Wie steht es um die Unabhängigkeit der Richter? Es gibt Richter, die als Trainer tätig sind. Richter vermitteln Pferde.

Generell wird sehr auf die Unabhängigkeit von Richtern geachtet, auch finanziell. Die meisten Richter haben Berufe, die nichts mit Pferden zu tun haben. Pferdeverkäufe oder Vermittlungen finden statt, der Richter darf das Pferd dann aber mindestens ein Jahr lang nicht richten. Hier gibt es leider eine Grauzone, gerade im unteren Bereich.

Für die Olympischen Spiele in Tokio wurden Regeln geändert. Welche Vor- und Nachteile hat es, dass die Zahl der Mannschaftsreiter von vier auf drei reduziert wurde?

Es hat den Vorteil, dass mehr Nationen teilnehmen können. Wir sagen, es bringt mehr Fahnen an den Mast. Der Nachteil ist, dass die sportliche Qualität etwas gemindert wird.

Mehr Nationen bringen mehr Geld. Hat sich die Globalisierung auch auf die Besetzung der Jury ausgewirkt?

Eine Jury bei Olympischen Spielen ist seit jeher global. Für Tokio wurden wir sozusagen handverlesen nach Erfahrung und Unabhängigkeit. Eine Richterin kommt aus den USA, eine Kollegin aus Australien, fünf aus Europa, aus den Niederlanden, England, Schweden, Dänemark und Deutschland. Man nimmt bewusst Richter aus großen Dressurnationen mit Expertise und vertraut darauf, dass sie nicht durch die nationale Brille richten.

Wie sieht der Ablauf der Dressurwettbewerbe in Tokio aus?

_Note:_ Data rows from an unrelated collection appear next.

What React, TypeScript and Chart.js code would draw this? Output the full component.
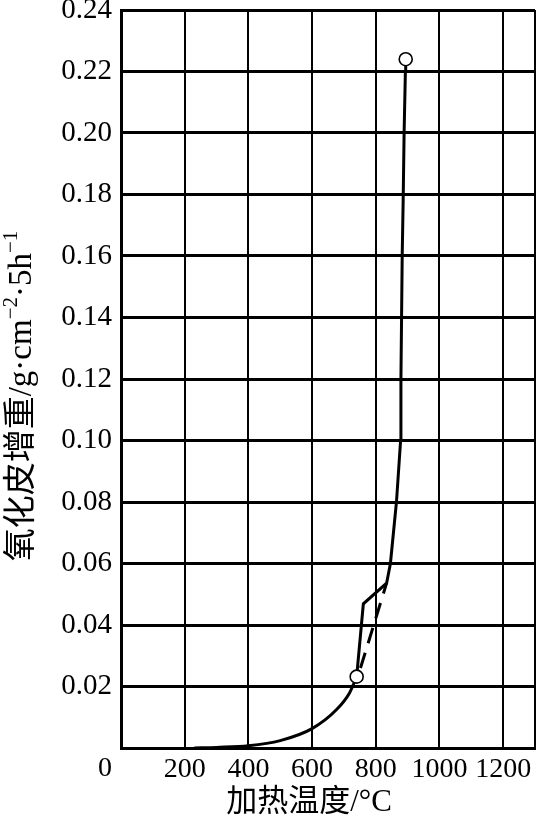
import React, { useEffect, useRef } from 'react';
import { Chart, registerables } from 'chart.js';

Chart.register(...registerables);

// ---- data ----
const lowTemp = [230, 300, 400, 500, 600, 677, 718, 740];
const lowGain = [0, 0.0002, 0.0007, 0.0024, 0.0063, 0.0125, 0.018, 0.0232];

const upTemp = [740, 761, 834, 846, 865, 878, 879, 881, 883, 886, 889, 893, 894];
const upGain = [0.0232, 0.0469, 0.0536, 0.06, 0.08, 0.1, 0.12, 0.14, 0.16, 0.178, 0.2, 0.22, 0.224];

const dashTemp = [752, 834];
const dashGain = [0.026, 0.0536];

const markTemp = [740, 894];
const markGain = [0.0232, 0.224];

const xTicks = [0, 200, 400, 600, 800, 1000, 1200, 1300];
const xTickLabels = ['', '200', '400', '600', '800', '1000', '1200', ''];
const yTicks = [0, 0.02, 0.04, 0.06, 0.08, 0.1, 0.12, 0.14, 0.16, 0.18, 0.2, 0.22, 0.24];
const yTickLabels = ['', '0.02', '0.04', '0.06', '0.08', '0.10', '0.12', '0.14', '0.16', '0.18', '0.20', '0.22', '0.24'];

const xTitle = '加热温度/°C';
const yTitleParts = [
  { t: '氧化皮增重/g·cm', sup: false },
  { t: '−2', sup: true },
  { t: '·5h', sup: false },
  { t: '−1', sup: true },
];
const originLabel = '0';

const pts = (xs: number[], ys: number[]) => xs.map((x, i) => ({ x, y: ys[i] }));

const SERIF = "'Liberation Serif', 'Noto Sans CJK SC', serif";

const textPlugin = {
  id: 'textPlugin',
  afterDraw(chart: any) {
    const ctx = chart.ctx;
    const xs = chart.scales.x;
    ctx.save();
    ctx.fillStyle = '#000';
    // origin "0"
    ctx.font = `28px ${SERIF}`;
    ctx.textAlign = 'center';
    ctx.textBaseline = 'middle';
    ctx.fillText(originLabel, xs.getPixelForValue(0) - 16, 769);
    // x title
    ctx.font = `31px ${SERIF}`;
    ctx.fillText(xTitle, 309, 803);
    // y title (rotated)
    ctx.translate(22, 396);
    ctx.rotate(-Math.PI / 2);
    const base = `33px ${SERIF}`;
    const sup = `21px ${SERIF}`;
    let total = 0;
    for (const p of yTitleParts) {
      ctx.font = p.sup ? sup : base;
      total += ctx.measureText(p.t).width;
    }
    let cx = -total / 2;
    ctx.textAlign = 'left';
    for (const p of yTitleParts) {
      ctx.font = p.sup ? sup : base;
      ctx.fillText(p.t, cx, p.sup ? -11 : 0);
      cx += ctx.measureText(p.t).width;
    }
    ctx.restore();
  },
};

export default function App() {
  const ref = useRef<HTMLCanvasElement>(null);
  useEffect(() => {
    document.body.style.margin = '0';
    const canvas = ref.current!;
    const chart = new Chart(canvas, {
      type: 'scatter',
      data: {
        datasets: [
          {
            data: pts(markTemp, markGain),
            showLine: false,
            pointRadius: 6.5,
            pointBackgroundColor: '#fff',
            pointBorderColor: '#000',
            pointBorderWidth: 1.6,
            order: 0,
          },
          {
            data: pts(lowTemp, lowGain),
            showLine: true,
            borderColor: '#000',
            borderWidth: 3,
            pointRadius: 0,
            cubicInterpolationMode: 'monotone',
            order: 1,
          },
          {
            data: pts(upTemp, upGain),
            showLine: true,
            borderColor: '#000',
            borderWidth: 3,
            pointRadius: 0,
            tension: 0,
            order: 1,
          },
          {
            data: pts(dashTemp, dashGain),
            showLine: true,
            borderColor: '#000',
            borderWidth: 3,
            borderDash: [16, 10],
            pointRadius: 0,
            order: 1,
          },
        ] as any,
      },
      options: {
        animation: false,
        responsive: false,
        devicePixelRatio: 1,
        layout: { autoPadding: false, padding: { top: 10, right: 1, left: 0, bottom: 0 } },
        plugins: { legend: { display: false }, tooltip: { enabled: false } },
        scales: {
          x: {
            type: 'linear',
            min: 0,
            max: 1300,
            afterBuildTicks: (s: any) => {
              s.ticks = xTicks.map((v) => ({ value: v }));
            },
            afterFit: (s: any) => {
              s.height = 74;
              s.paddingLeft = 0;
              s.paddingRight = 0;
            },
            border: { display: true, color: '#000', width: 3 },
            grid: {
              color: '#000',
              lineWidth: (c: any) => (c.tick && c.tick.value === 1300 ? 3 : 2),
              drawTicks: false,
            },
            ticks: {
              autoSkip: false,
              maxRotation: 0,
              minRotation: 0,
              padding: 5,
              color: '#000',
              font: { family: SERIF, size: 28 },
              callback: (_v: any, i: number) => xTickLabels[i],
            },
          },
          y: {
            type: 'linear',
            min: 0,
            max: 0.24,
            afterBuildTicks: (s: any) => {
              s.ticks = yTicks.map((v) => ({ value: v }));
            },
            afterFit: (s: any) => {
              s.width = 121;
              s.paddingTop = 0;
              s.paddingBottom = 0;
            },
            border: { display: true, color: '#000', width: 3 },
            grid: { color: '#000', lineWidth: 3, drawTicks: false },
            ticks: {
              padding: 9,
              color: '#000',
              font: { family: SERIF, size: 29 },
              callback: (_v: any, i: number) => yTickLabels[i],
            },
          },
        },
      } as any,
      plugins: [textPlugin],
    });
    return () => chart.destroy();
  }, []);
  return (
    <div style={{ width: 536, height: 822, background: '#fff' }}>
      <canvas ref={ref} width={536} height={822} style={{ width: 536, height: 822, display: 'block' }} />
    </div>
  );
}
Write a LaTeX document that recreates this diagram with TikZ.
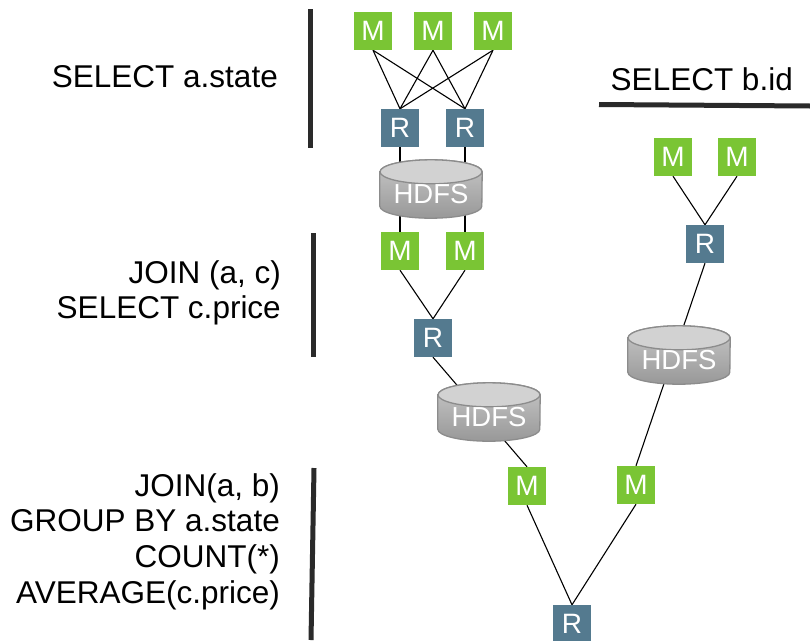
\documentclass[tikz,border=0pt]{standalone}
\usepackage{fontspec}
\setmainfont{Liberation Sans}
\usetikzlibrary{calc}

\definecolor{mapgreen}{RGB}{122,197,52}
\definecolor{reduceblue}{RGB}{84,122,143}
\definecolor{barcol}{RGB}{42,42,42}
\definecolor{cyledge}{RGB}{140,140,140}
\definecolor{cyltop}{RGB}{200,200,200}
\definecolor{cylbot}{RGB}{152,152,152}
\definecolor{cylcap}{RGB}{210,210,210}

\pgfdeclarelayer{paper}
\pgfdeclarelayer{edges}
\pgfdeclarelayer{shapes}
\pgfsetlayers{paper,edges,shapes,main}

\tikzset{
  mapbox/.style={fill=mapgreen, text=white, minimum size=38pt, inner sep=0pt,
    font=\fontsize{28}{28}\selectfont},
  reducebox/.style={fill=reduceblue, text=white, minimum size=38pt, inner sep=0pt,
    font=\fontsize{28}{28}\selectfont},
  store/.style={minimum width=102pt, minimum height=58pt, inner sep=0pt, text=white,
    font=\fontsize{27.5}{27.5}\selectfont},
  qtext/.style={anchor=base east, inner sep=0pt, font=\fontsize{31.5}{31.5}\selectfont},
  bar/.style={draw=barcol, line width=5pt},
  link/.style={draw=black, line width=1.1pt}
}

% HDFS store drawn as a shaded cylinder under its label node;
% the label sits a little below the middle, on the cylinder body
\newcommand\hdfsstore[2]{%
  \node[store] (#1) at (#2) {\raisebox{-5pt}[\height][0pt]{HDFS}};
  \begin{pgfonlayer}{shapes}
    \path[top color=cyltop, bottom color=cylbot, draw=cyledge, line width=1.3pt]
      ($(#1.north west)+(0,-12pt)$) -- ($(#1.south west)+(0,12pt)$)
      arc[start angle=180, end angle=360, x radius=51pt, y radius=12pt]
      -- ($(#1.north east)+(0,-12pt)$)
      arc[start angle=0, end angle=180, x radius=51pt, y radius=12pt] -- cycle;
    \path[fill=cylcap, draw=cyledge, line width=1.3pt]
      ($(#1.north)+(0,-12pt)$) ellipse[x radius=51pt, y radius=12pt];
  \end{pgfonlayer}
}

\begin{document}
\begin{tikzpicture}[x=1pt, y=-1pt]
  \useasboundingbox (0,0) rectangle (810,640);
  \begin{pgfonlayer}{paper}
    \fill[white] (0,0) rectangle (810,640);
  \end{pgfonlayer}

  % query stage labels
  \node[qtext] (qa) at (278,87) {SELECT a.state};
  \node[qtext] (qb) at (793,90) {SELECT b.id};
  \node[qtext] (qc1) at (281,283) {JOIN (a, c)};
  \node[qtext] (qc2) at (281,318) {SELECT c.price};
  \node[qtext] (qd1) at (280,496) {JOIN(a, b)};
  \node[qtext] (qd2) at (280,531) {GROUP BY a.state};
  \node[qtext] (qd3) at (280,567) {COUNT(*)};
  \node[qtext] (qd4) at (280,603) {AVERAGE(c.price)};

  % stage separators
  \draw[bar] (310.5,9) -- (310.5,148);
  \draw[bar] (313.5,233) -- (313.5,357);
  \draw[bar] (314,468) -- (311,640);
  \draw[bar] (599,104.5) -- (810,106);

  % stage 1: scan of a
  \node[mapbox] (m1) at (373,31) {M};
  \node[mapbox] (m2) at (433,31) {M};
  \node[mapbox] (m3) at (493,31) {M};
  \node[reducebox] (r1) at (400,128) {R};
  \node[reducebox] (r2) at (465,128) {R};
  \hdfsstore{h1}{431,189}

  % stage 2: join with c
  \node[mapbox] (m4) at (400,251) {M};
  \node[mapbox] (m5) at (465,251) {M};
  \node[reducebox] (r3) at (433,338) {R};
  \hdfsstore{h2}{489,412}

  % side job: scan of b
  \node[mapbox] (m6) at (673,157) {M};
  \node[mapbox] (m7) at (737,157) {M};
  \node[reducebox] (r4) at (705,244) {R};
  \hdfsstore{h3}{679,355}

  % final stage: join with b and aggregate
  \node[mapbox] (m8) at (527,486) {M};
  \node[mapbox] (m9) at (636,485) {M};
  \node[reducebox] (r5) at (572,624) {R};

  \begin{pgfonlayer}{edges}
    \foreach \m in {m1,m2,m3}
      \foreach \r in {r1,r2}
        \draw[link] (\m.south) -- (\r.north);
    \draw[link] (r1.south) -- (m4.north);
    \draw[link] (r2.south) -- (m5.north);
    \draw[link] (m4.south) -- (r3.north);
    \draw[link] (m5.south) -- (r3.north);
    \draw[link] (r3.south) -- (m8.north);
    \draw[link] (m6.south) -- (r4.north);
    \draw[link] (m7.south) -- (r4.north);
    \draw[link] (r4.south) -- (m9.north);
    \draw[link] (m8.south) -- (r5.north);
    \draw[link] (m9.south) -- (r5.north);
  \end{pgfonlayer}
\end{tikzpicture}
\end{document}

Die Startreihenfolge der 60 Paare wird nicht mehr ausgelost, sondern richtet sich wie in anderen Sportarten auch nach der Weltrangliste. Das heißt, die Ranglistenerste Isabell Werth mit Bella Rose startet am zweiten Tag des Grand Prix als Letzte, die zweite der Weltrangliste, Jessica von Bredow-Werndl mit TSF Dalera BB als Letzte am ersten Tag. Die Idee ist, dass die guten Reiter gleichmäßig über beide Grand Prix-Tage verteilt sind und es dadurch für die Zuschauer spannender wird. Die acht besten Teams, also 24 Reiter, gehen in den Grand Prix Spezial für die Mannschaftswertung. Am Schluss reiten 18 Paare in der Kür um die Einzelmedaillen. Für ihre Qualifikation ist der Grand Prix entscheidend.

Die Dressur stand als olympische Disziplin immer wieder auf dem Prüfstand. Wie sieht es aktuell aus?

Der Reitsport ist olympisch auf dem Prüfstand, weil die Unterbringung der Pferde teuer ist. Allerdings treten in allen Disziplinen Frauen ohne Einschränkung gegen Männer an. Diese Gendergerechtigkeit ist ein Riesenpluspunkt für den Verbleib im olympischen Programm. Frankreich als Austragungsort der nächsten Spiele ist ein Pferdeland, deshalb hoffen wir, dass die Dressur 2024 im Programm bleibt.